Stayton Mail
- Type: Weekly newspaper
- Owner(s): Gannett
- Founder(s): E. F. Bennett
- Founded: 1896
- Language: English
- Ceased publication: September 14, 2022
- Headquarters: 400 N. 3rd P. O. Box 400 Stayton OR 97303
- Circulation: 1,742
- OCLC number: 30722127
- Website: statesmanjournal.com/news/stayton

= Stayton Mail =

The Stayton Mail was a weekly newspaper published in Stayton in the U.S. state of Oregon. The paper originated in 1896 and ceased in 2022. At the time of closure, it was published by the Statesman Journal; along with the nearby Silverton Appeal Tribune, and was owned by Gannett.

== History ==
E. F. Bennett started the Stayton Mail in 1896 after Horace Mann refused to sell him the Stayton Times. At the time, The Daily Statesman in Salem wrote "Stayton now has two newspapers. E. F. Bennett has just started the Mail there and will cross swords with the Times. There is not sufficient business at Stayton for two papers, so of course it will be a case of the survival of the fittest." In 1901, Bennett sold it to H. E. Browne, who later founded the Silverton Tribune. Later that year Browne sold the paper to E. D. Alexander. Fred G. Conley became editor in 1908. At that time he made a substantial investment in a Mergenthaler typesetting machine and changed the publication schedule from weekly to semi-weekly starting in January 1909.

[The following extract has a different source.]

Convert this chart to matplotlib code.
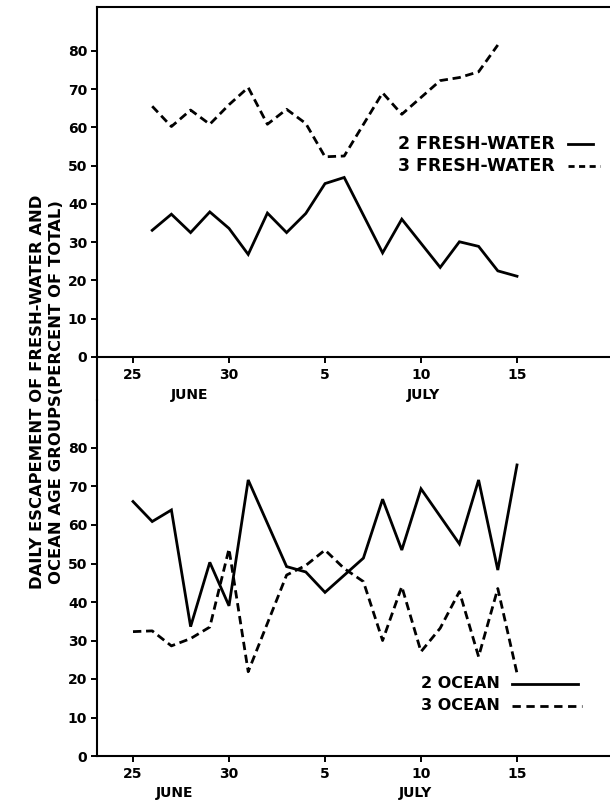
import matplotlib
matplotlib.use("Agg")
import matplotlib.pyplot as plt
from matplotlib.lines import Line2D

plt.rcParams['font.family'] = ['DejaVu Sans']
plt.rcParams['font.weight'] = 'bold'

# Day index: June 25 = 0 ... June 30 = 5, July d = 5 + d
tick_days = [0, 5, 10, 15, 20]
tick_labels = ["25", "30", "5", "10", "15"]
y_ticks = [0, 10, 20, 30, 40, 50, 60, 70, 80]

# Top panel: fresh-water age groups
fw2_days = [1, 2, 3, 4, 5, 6, 7, 8, 9, 10, 11, 13, 14, 16, 17, 18, 19, 20]
fw2_vals = [33.1, 37.3, 32.5, 37.9, 33.6, 26.8, 37.6, 32.5, 37.5, 45.3, 46.9, 27.2, 36.0, 23.4, 30.1, 28.9, 22.5, 21.1]
fw3_days = [1, 2, 3, 4, 5, 6, 7, 8, 9, 10, 11, 13, 14, 16, 17, 18, 19]
fw3_vals = [65.5, 60.2, 64.5, 60.8, 65.9, 70.4, 60.8, 64.7, 61.0, 52.3, 52.5, 69.0, 63.4, 72.2, 73.0, 74.5, 81.5]

# Bottom panel: ocean age groups
oc2_days = [0, 1, 2, 3, 4, 5, 6, 8, 9, 10, 12, 13, 14, 15, 17, 18, 19, 20]
oc2_vals = [66.1, 60.9, 63.9, 33.6, 50.3, 39.0, 71.7, 49.2, 47.8, 42.5, 51.4, 66.7, 53.5, 69.4, 55.1, 71.7, 48.3, 75.6]
oc3_days = [0, 1, 2, 3, 4, 5, 6, 8, 9, 10, 11, 12, 13, 14, 15, 16, 17, 18, 19, 20]
oc3_vals = [32.3, 32.5, 28.6, 30.5, 33.5, 53.8, 21.9, 47.0, 49.5, 53.5, 48.7, 45.3, 30.0, 44.0, 27.1, 33.2, 42.7, 25.8, 43.5, 21.5]

W, H = 610, 801
fig = plt.figure(figsize=(W / 100, H / 100), dpi=100)

def fx(px):
    return px / W

def fy(py):
    return 1 - py / H

x_left_px, x_right_px = 97, 610
x0 = -1.875
x1 = x0 + (x_right_px - x_left_px) / 19.2

lw_axis = 1.5
lw_line = 2.0
dash = (3.0, 1.7)

ax1 = fig.add_axes([fx(x_left_px), fy(357), fx(x_right_px) - fx(x_left_px), fy(7) - fy(357)])
ax2 = fig.add_axes([fx(x_left_px), fy(756), fx(x_right_px) - fx(x_left_px), fy(400) - fy(756)])

ax1.plot(fw2_days, fw2_vals, color='black', lw=lw_line, solid_joinstyle='miter')
ax1.plot(fw3_days, fw3_vals, color='black', lw=lw_line, linestyle=(0, dash))
ax1.set_ylim(0, (356.7 - 7) / 3.825)

ax2.plot(oc2_days, oc2_vals, color='black', lw=lw_line, solid_joinstyle='miter')
ax2.plot(oc3_days, oc3_vals, color='black', lw=lw_line, linestyle=(0, dash))
ax2.set_ylim(0, (756 - 400) / 3.85)

for ax, top in ((ax1, True), (ax2, False)):
    ax.set_xlim(x0, x1)
    ax.set_xticks(tick_days)
    ax.set_xticklabels(tick_labels)
    ax.set_yticks(y_ticks)
    ax.set_yticklabels([str(v) for v in y_ticks])
    ax.spines['right'].set_visible(False)
    ax.spines['top'].set_visible(top)
    for s in ax.spines.values():
        s.set_linewidth(lw_axis)
    ax.tick_params(direction='out', length=4, width=1.4, labelsize=10, pad=3)
    ax.tick_params(axis='x', pad=4)
    for lab in ax.get_xticklabels() + ax.get_yticklabels():
        lab.set_fontweight('bold')

# continuous left spine between panels
fig.add_artist(Line2D([fx(x_left_px), fx(x_left_px)], [fy(357), fy(400)], color='black', lw=lw_axis))

# month labels
for (px, py, t) in [(190, 395, "JUNE"), (423, 395, "JULY"), (175, 793, "JUNE"), (415, 793, "JULY")]:
    fig.text(fx(px), fy(py), t, ha='center', va='center', fontsize=10, fontweight='bold')

# y label
fig.text(fx(38), fy(392), "DAILY ESCAPEMENT OF FRESH-WATER AND", rotation=90, ha='center', va='center',
         fontsize=11.8, fontweight='bold')
fig.text(fx(57), fy(392), "OCEAN AGE GROUPS(PERCENT OF TOTAL)", rotation=90, ha='center', va='center',
         fontsize=11.8, fontweight='bold')

# legends
leg = [
    (398, 144, "2 FRESH-WATER", 568, 593, '-', 12.5),
    (398, 166, "3 FRESH-WATER", 568, 600, (0, (2.2, 1.6)), 12.5),
    (421, 684, "2 OCEAN", 512, 578, '-', 11.5),
    (421, 706, "3 OCEAN", 512, 582, (0, (3.0, 2.0)), 11.5),
]
for (tx, ty, t, lx0, lx1, ls, fs) in leg:
    fig.text(fx(tx), fy(ty), t, ha='left', va='center', fontsize=fs, fontweight='bold')
    fig.add_artist(Line2D([fx(lx0), fx(lx1)], [fy(ty), fy(ty)], color='black', lw=lw_line, linestyle=ls))

fig.savefig("out.png", dpi=100)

In 1910, C. D. Babcock resigned from his position as Salem correspondent to The Oregonian to purchase the Stayton Mail. A year later Babcock was appointed clerk of corporations by Oregon Secretary of State Ben W. Olcott and he sold the paper to Russell W. Shields. In 1913, W. C. Parry retired and E. M. Olmstead took over the Mail printing plant. In 1914, former Mail owner Alexander started a rival paper called the Stayton Standard. In 1917, Standard owner C. E. Daugherty bought the Mail and absorbed it into his paper, but kept the Mail name. In 1918, Charles S. Clark bought the Mail from Daugherty and Alexander. In 1921, Clark sold the paper to Mrs. Frances Parry. A year later Alexander bought the paper again. A month prior he had worked as a postmaster. After the sale he installed a new linotype machine. Alexander leased the paper in 1930 to A. F. Fletcher and then took it over again after a year.' In 1934, Ralph Curtis purchased the paper and sold it two years later to Hal Cuffel. Lawrence E. Spraker, former owner of the Condon Globe-Times and Star theater proprietor, bought the Mail in 1939 from Cuffel.

In 1964, Spraker sold the Mail to the Santiam Publishing Company, an enterprise owned by Robert W. Chandler, John E. Buchner and Frank T. Crow Jr. Over time Crow became the sole owner and in 1982 he sold the paper to Bill Woodall. Two years later Woodall purchased the Silverton Appeal Tribune from Joe and Joan Davis.' In 1989, Woodall sold his business North Santiam Newspapers, Inc. back to Frank Crow. The sale included the Mail, Appeal-Tribune and North Santiam Advertiser. A year later the company filed for Chapter 11 bankruptcy protection and then was sold in December 1990 to the Statesman Journal Co. for $1.1 million. The new owners published the Statesman Journal and were owned by Gannett. Three decades later Gannett discontinued the Mail as of Sept. 14, 2022.